I was about ten when I started reading The Hunger Games. It quickly became one of my favorite book series. It was probably the first book I had read that showcased a complex female lead and many other characters that couldn´t be divided into "good" or "bad". At first, I obviously wasn´t able to understand just how deep these characters and the message from the book was. Each time I picked up and reread the books I discovered new side of the story and asked myself more questions. Just before writing this letter, I have finished all of them once more, including The Ballad of Songbirds and Snakes. I hadn´t read them in a while but after going to the cinema with a braid in my hair and my Mockingjay pin, just as little me would have done, I felt the urge to do so. I was surprised to discover just how much the novels still relate to the current world climate.

When I was little, I used to want to be Katniss. She was strong, unstoppable, and fierce. She spoke her mind and knew that she wanted, she was admired by everyone. Last month a friend sent me a fan fiction which told the story from Peetas´s point of view, and it described exactly how I viewed her, but without Katniss inner monologue the story felt less real, much more idealized. While reading them again I still saw this powerful girl but what spoke most to me were her inner thoughts. I was able to see the scared girl, under a huge amount of pressure which she felt she had to deal with alone. Sadly, I think this is a reality for many of us, who try and keep everyone proud and happy but deep down feel incapable of keeping it up forever. I have always loved Cinna, Peeta and Prim, maybe because they were the only ones who made her feel safe and loved no matter what. I am grateful to have found people like that.

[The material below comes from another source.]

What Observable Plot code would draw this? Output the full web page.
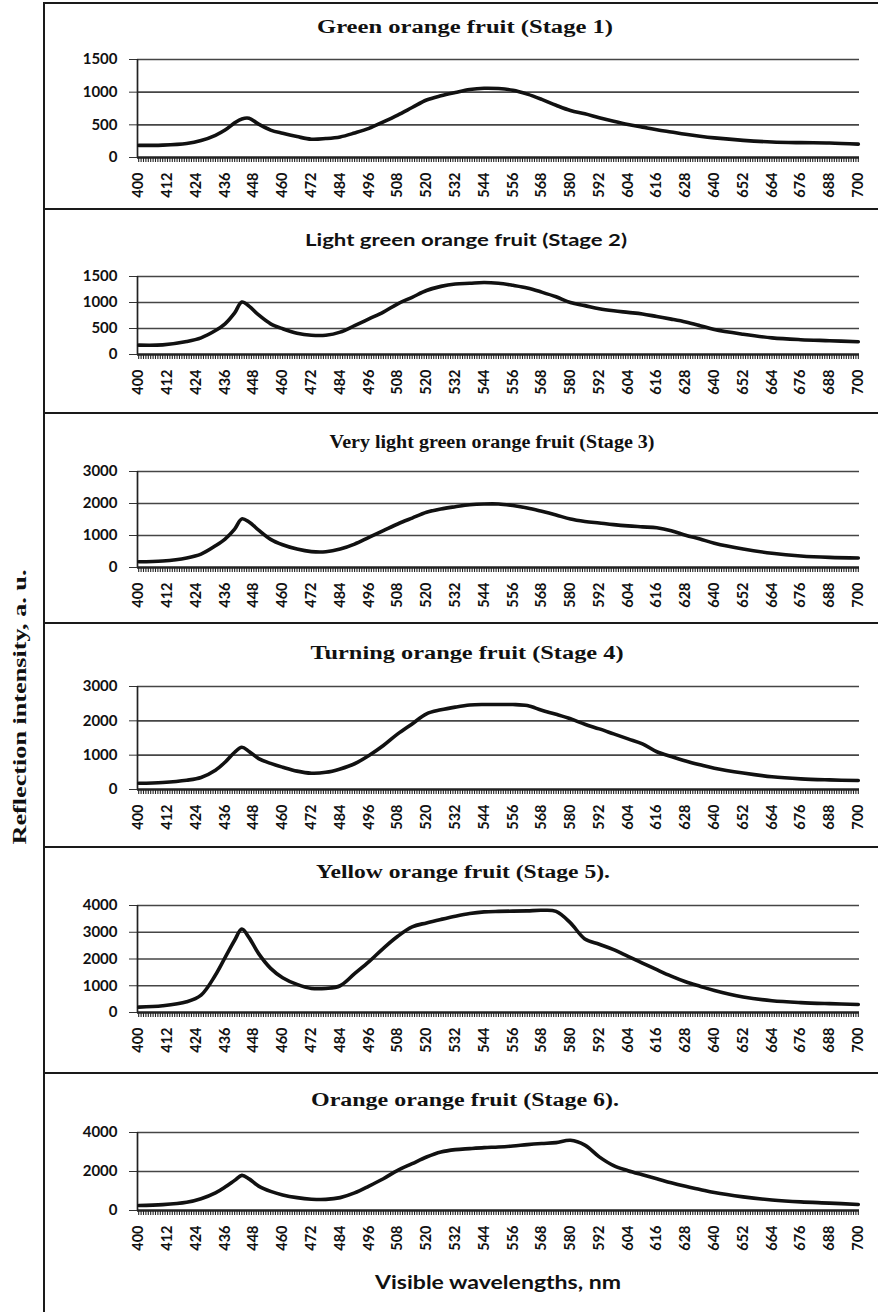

The one person I was always unable to figure out was Gale, who was without a doubt my least favorite character until recently. Even though I still find it hard to like him, I have started to understand him. These past few years we have witnessed terrible things by power struggles which have only affected the vulnerable and innocent. While seeing this I had some of the same thoughts he had throughout the whole book, and I know many of the ones around me have too. Others have felt nothing, and some have told me I shouldn´t get so emotionally involved if it won´t directly affect me. I see all these people reflected in your books this is why I think literature doesn´t always describe the past but helps us understand the present and ourselves.

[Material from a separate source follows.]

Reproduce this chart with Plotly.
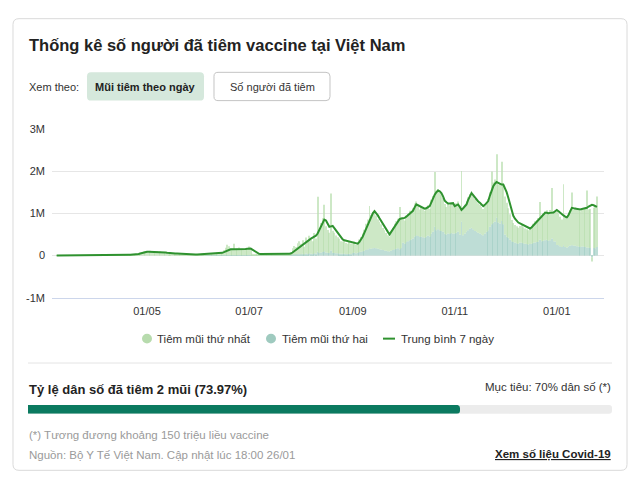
import plotly.graph_objects as go
import pandas as pd

# ---------------- data (thousands of doses per day) ----------------
# first doses
d1_mar = [1,1,2,3,4,5,3,6,7,6, 5,8,9,7,6,9,10,8,7,11, 10,8,11,12]
d1_apr = [10,12,9,13,11,14,12,15,13,16, 12,17,15,18,14,19,16,20,17,21, 18,22,20,24,30,45,70,85,95,100]
d1_may = [95,70,110,85,90,75,100,80,95,70, 60,55,50,45,40,48,52,44,38,30, 25,20,22,18,24,20,19,23,17,22, 25]
d1_jun = [25,30,38,45,42,50,48,55,52,58, 50,60,55,65,62,120,180,250,210,130, 150,270,140,160,180,130,150,140,170,160]
d1_jul = [200,150,40,30,35,28,40,32,38,30, 42,35,28,36,40,33,30,38,42,35, 31,37,44,36,40,60,150,200,180,260, 300]
d1_aug = [250,320,180,380,290,420,340,300,480,360, 1300,550,700,800,1100,620,540,480,1350,520, 480,420,380,350,300,290,320,260,240,280, 250]
d1_sep = [220,260,200,250,300,350,420,500,620,700, 1000,800,850,900,780,700,650,600,520,480, 420,380,350,420,520,600,650,700,1000,720]
d1_oct = [600,550,620,650,700,650,720,780,800,700, 650,720,680,640,700,720,650,800,850,1300, 900,950,880,850,800,700,650,700,680,720, 700]
d1_nov = [650,700,720,680,1200,620,680,720,780,820, 860,800,760,720,700,680,650,620,660,700, 740,820,1250,950,1000,1500,900,950,1400,950]
d1_dec = [900,800,700,600,500,450,420,400,380,400, 420,380,360,350,340,360,400,450,500,520, 560,900,600,650,680,700,680,720,1200,700, 720]
d1_jan = [800,750,700,650,1450,700,680,800,850,1250, 850,900,880,860,850,870,880,900,1350,900, 920,-100,950,1000,1200]

# second doses
d2_mar = [0,0,0,0,0,0,0,0,0,0, 0,0,0,0,0,0,0,0,0,0, 0,0,0,0]
d2_apr = [0,0,0,0,0,0,0,0,0,0, 0,0,0,0,0,0,0,0,0,0, 0,0,0,0,0,0,0,0,0,0]
d2_may = [0,0,0,0,0,0,0,0,0,0, 0,0,0,0,0,0,0,0,0,0, 0,0,0,0,0,0,0,0,0,0, 0]
d2_jun = [0,0,1,1,2,2,2,3,3,3, 3,4,4,4,5,5,6,6,8,6, 7,8,6,8,9,6,8,7,9,8]
d2_jul = [10,8,3,3,4,3,4,3,4,3, 5,4,3,4,5,4,3,4,5,4, 4,5,6,5,6,8,20,25,22,30, 35]
d2_aug = [30,40,25,45,35,50,40,35,55,45, 90,60,70,80,100,70,65,60,120,65, 60,55,50,45,40,40,45,35,35,40, 35]
d2_sep = [60,70,55,65,80,90,100,110,130,150, 170,160,170,180,170,160,150,140,130,120, 110,100,95,110,130,150,160,170,150,180]
d2_oct = [300,280,320,340,360,380,400,450,480,460, 440,450,430,420,450,470,450,520,560,680, 600,620,600,580,560,520,500,520,510,530, 520]
d2_nov = [520,540,560,500,800,480,520,560,600,640, 660,620,580,560,540,520,500,480,520,560, 600,680,740,780,800,900,780,760,820,740]
d2_dec = [500,450,420,380,340,320,300,290,280,300, 310,290,280,270,260,270,280,300,310,320, 330,370,340,350,360,370,350,360,400,340, 330]
d2_jan = [250,240,220,200,240,200,190,210,230,240, 230,230,220,210,200,210,210,200,190,190, 180,-40,180,170,200]

# 7-day average (all doses)
avg_mar = [1,1,2,2,3,3,3,4,5,5, 5,6,6,7,7,7,8,8,8,8, 8,9,9,10]
avg_apr = [10,11,11,12,12,12,13,13,14,14, 14,15,15,16,16,16,17,17,18,18, 19,19,20,22,26,34,46,60,72,82]
avg_may = [86,87,87,86,85,84,83,83,84,82, 80,72,64,57,51,48,47,46,45,42, 36,30,26,23,22,21,21,21,20,21, 22]
avg_jun = [24,28,33,38,42,45,48,50,52,54, 55,56,58,60,62,78,100,122,140,148, 150,148,146,147,150,152,151,149,152,158]
avg_jul = [170,165,140,110,80,55,40,36,35,35, 36,36,35,35,36,36,35,35,36,36, 36,37,38,38,39,45,70,100,130,170, 210]
avg_aug = [230,260,290,320,345,370,400,425,450,470, 520,600,690,780,850,830,760,680,690,700, 650,600,540,480,430,380,360,350,340,330, 315]
avg_sep = [310,300,290,280,320,380,450,540,640,740, 840,930,1000,1050,1010,950,880,810,740,680, 620,560,500,560,640,710,770,820,860,875]
avg_oct = [885,890,920,950,980,1020,1060,1140,1210,1190, 1170,1150,1130,1110,1120,1150,1170,1260,1360,1440, 1500,1540,1520,1480,1400,1300,1260,1230,1230,1240, 1240]
avg_nov = [1170,1190,1210,1150,1080,1120,1160,1210,1320,1420, 1480,1430,1370,1320,1280,1250,1210,1170,1200,1240, 1290,1420,1560,1640,1700,1740,1720,1690,1680,1680]
avg_dec = [1600,1500,1370,1220,1080,940,870,820,780,760, 740,730,700,670,650,640,670,710,750,790, 840,880,920,970,1010,1010,1000,1010,1020,1020, 1050]
avg_jan = [1080,1050,1010,980,950,920,900,960,1040,1130, 1120,1110,1100,1090,1090,1100,1110,1120,1130,1160, 1180,1200,1190,1170,1150]

y_tick_vals = [-1000, 0, 1000, 2000, 3000]
y_tick_text = ["-1M", "0", "1M", "2M", "3M"]
x_tick_vals = ["2021-05-01", "2021-07-01", "2021-09-01", "2021-11-01", "2022-01-01"]
x_tick_text = ["01/05", "01/07", "01/09", "01/11", "01/01"]
share_two_doses = 73.97

dose1 = d1_mar + d1_apr + d1_may + d1_jun + d1_jul + d1_aug + d1_sep + d1_oct + d1_nov + d1_dec + d1_jan
dose2 = d2_mar + d2_apr + d2_may + d2_jun + d2_jul + d2_aug + d2_sep + d2_oct + d2_nov + d2_dec + d2_jan
avg7 = avg_mar + avg_apr + avg_may + avg_jun + avg_jul + avg_aug + avg_sep + avg_oct + avg_nov + avg_dec + avg_jan
assert len(dose1) == len(dose2) == len(avg7) == 324
dates = pd.date_range("2021-03-08", periods=len(dose1), freq="D")

# ---------------- layout helpers ----------------
W, H = 640, 489
FONT = "Liberation Sans, Arial, sans-serif"


def px(x):
    return x / W


def py(y):
    return 1 - y / H


def rr(x0, y0, x1, y1, r):
    pts = [
        ("M", x0 + r, y0), ("L", x1 - r, y0), ("Q", x1, y0, x1, y0 + r),
        ("L", x1, y1 - r), ("Q", x1, y1, x1 - r, y1), ("L", x0 + r, y1),
        ("Q", x0, y1, x0, y1 - r), ("L", x0, y0 + r), ("Q", x0, y0, x0 + r, y0),
    ]
    out = []
    for p in pts:
        cmd = p[0]
        coords = p[1:]
        s = []
        for i in range(0, len(coords), 2):
            s.append(f"{px(coords[i]):.5f},{py(coords[i+1]):.5f}")
        out.append(cmd + " " + " ".join(s))
    return " ".join(out) + " Z"


C_D1 = "#b8deae"
C_D2 = "#a2cec5"
C_LINE = "#2f922f"

fig = go.Figure()
fig.add_trace(go.Bar(x=dates, y=dose2, marker=dict(color=C_D2, line_width=0, opacity=0.7),
                     name="Tiêm mũi thứ hai", showlegend=False, hoverinfo="skip"))
fig.add_trace(go.Bar(x=dates, y=dose1, marker=dict(color=C_D1, line_width=0, opacity=0.7),
                     name="Tiêm mũi thứ nhất", showlegend=False, hoverinfo="skip"))
fig.add_trace(go.Scatter(x=dates, y=avg7, mode="lines", line=dict(color=C_LINE, width=2),
                         name="Trung bình 7 ngày", showlegend=False, hoverinfo="skip"))
fig.add_trace(go.Bar(x=[share_two_doses], y=[0], orientation="h", width=1,
                     marker=dict(color="#0b7a60", line_width=0, cornerradius=3),
                     xaxis="x2", yaxis="y2", showlegend=False, hoverinfo="skip"))

shapes = [
    dict(type="path", path=rr(13, 13, 627, 476, 6), xref="paper", yref="paper",
         line=dict(color="#dadada", width=1), fillcolor="white", layer="below"),
    dict(type="path", path=rr(87, 68, 204, 97, 4), xref="paper", yref="paper",
         line=dict(width=0), fillcolor="#d5e8dc", layer="below"),
    dict(type="path", path=rr(214, 68, 330, 97, 4), xref="paper", yref="paper",
         line=dict(color="#c4c4c4", width=1), fillcolor="white", layer="below"),
    dict(type="line", x0=px(28), x1=px(612), y0=py(366), y1=py(366), xref="paper", yref="paper",
         line=dict(color="#e4e4e4", width=1)),
    dict(type="path", path=rr(28, 409, 612, 418, 3), xref="paper", yref="paper",
         line=dict(width=0), fillcolor="#ececec", layer="below"),
    dict(type="circle", x0=px(142), x1=px(152), y0=py(346), y1=py(336), xref="paper", yref="paper",
         line=dict(width=0), fillcolor="#b7dbad"),
    dict(type="circle", x0=px(266), x1=px(276), y0=py(346), y1=py(336), xref="paper", yref="paper",
         line=dict(width=0), fillcolor="#9fcabf"),
    dict(type="line", x0=px(383), x1=px(395), y0=py(341), y1=py(341), xref="paper", yref="paper",
         line=dict(color=C_LINE, width=2)),
]


def ann(text, x, y, size, color="#333", anchor="left", bold=False):
    if bold:
        text = f"<b>{text}</b>"
    return dict(text=text, x=px(x), y=py(y), xref="paper", yref="paper", showarrow=False,
                xanchor=anchor, yanchor="middle", font=dict(size=size, color=color, family=FONT))


annotations = [
    ann("Thống kê số người đã tiêm vaccine tại Việt Nam", 27, 40, 16.5, "#222", bold=True),
    ann("Xem theo:", 27, 83, 11, "#333"),
    ann("Mũi tiêm theo ngày", 145.5, 83, 11, "#222", anchor="center", bold=True),
    ann("Số người đã tiêm", 272, 83, 11, "#333", anchor="center"),
    ann("Tiêm mũi thứ nhất", 155, 341, 11.5, "#333"),
    ann("Tiêm mũi thứ hai", 280, 341, 11.5, "#333"),
    ann("Trung bình 7 ngày", 399, 341, 11.5, "#333"),
    ann(f"Tỷ lệ dân số đã tiêm 2 mũi ({share_two_doses:.2f}%)", 27, 393, 13, "#222", bold=True),
    ann("Mục tiêu: 70% dân số (*)", 613, 391, 11.5, "#333", anchor="right"),
    ann("(*) Tương đương khoảng 150 triệu liều vaccine", 27, 440, 11.5, "#9a9a9a"),
    ann("Nguồn: Bộ Y Tế Việt Nam. Cập nhật lúc 18:00 26/01", 27, 460, 11.5, "#9a9a9a"),
    ann("<u>Xem số liệu Covid-19</u>", 613, 460, 11.5, "#222", anchor="right", bold=True),
]

fig.update_layout(
    width=W, height=H,
    margin=dict(l=0, r=0, t=0, b=0),
    paper_bgcolor="white", plot_bgcolor="rgba(0,0,0,0)",
    barmode="relative", bargap=0.45,
    font=dict(family=FONT, size=11, color="#333"),
    showlegend=False,
    xaxis=dict(domain=[px(52), px(604)], range=["2021-03-05 05:00", "2022-01-29 05:00"],
               tickvals=x_tick_vals, ticktext=x_tick_text, showgrid=False, zeroline=False,
               showline=True, linecolor="#ccd6eb", linewidth=1, ticks="", anchor="y",
               ticklabelstandoff=3,
               tickfont=dict(size=11, color="#333", family=FONT)),
    yaxis=dict(domain=[py(299), py(126)], range=[-1000, 3000], tickvals=y_tick_vals,
               ticktext=y_tick_text, showgrid=True, gridcolor="#e6e6e6", gridwidth=1,
               zeroline=False, showline=False, ticks="", anchor="x",
               ticklabelstandoff=6,
               tickfont=dict(size=11, color="#333", family=FONT)),
    xaxis2=dict(domain=[px(28), px(612)], range=[0, 100], visible=False, anchor="y2",
                fixedrange=True),
    yaxis2=dict(domain=[py(418), py(409)], range=[-0.5, 0.5], visible=False, anchor="x2",
                fixedrange=True),
    shapes=shapes,
    annotations=annotations,
)

fig.write_html("out.html")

While writing this letter I have written and erased many paragraphs because I am finding it hard to condense all my thoughts and feelings in such a short space. I would take me long to tell you how much characters like Haymitch, Joanna or Tigris really spoked to me or how sad, but necessary, I think Cinna´s, Finnick´s and Prim´s deaths were. In a way they all leave you with their story, no matter how short it may be. They made me laugh, cry, and think but most of all they helped me become the person I am today. It may sound like an exaggeration, but your books were a refuge. They bring back nights of reading under the sheets, summers begging to go to an archery camp, school days discussing over which district we were from and most importantly memories with loved ones and with people which are no longer close to me but have told me they still think about me when they see your books, just as I do with them.

I am not sure if you will get this letter, but I am glad I got to write it. I know it would have made ten-year-old me very happy to know she would still enjoy rooting for the Mockingjay almost ten years later. Thank you for everything and may the odds be ever in your favor.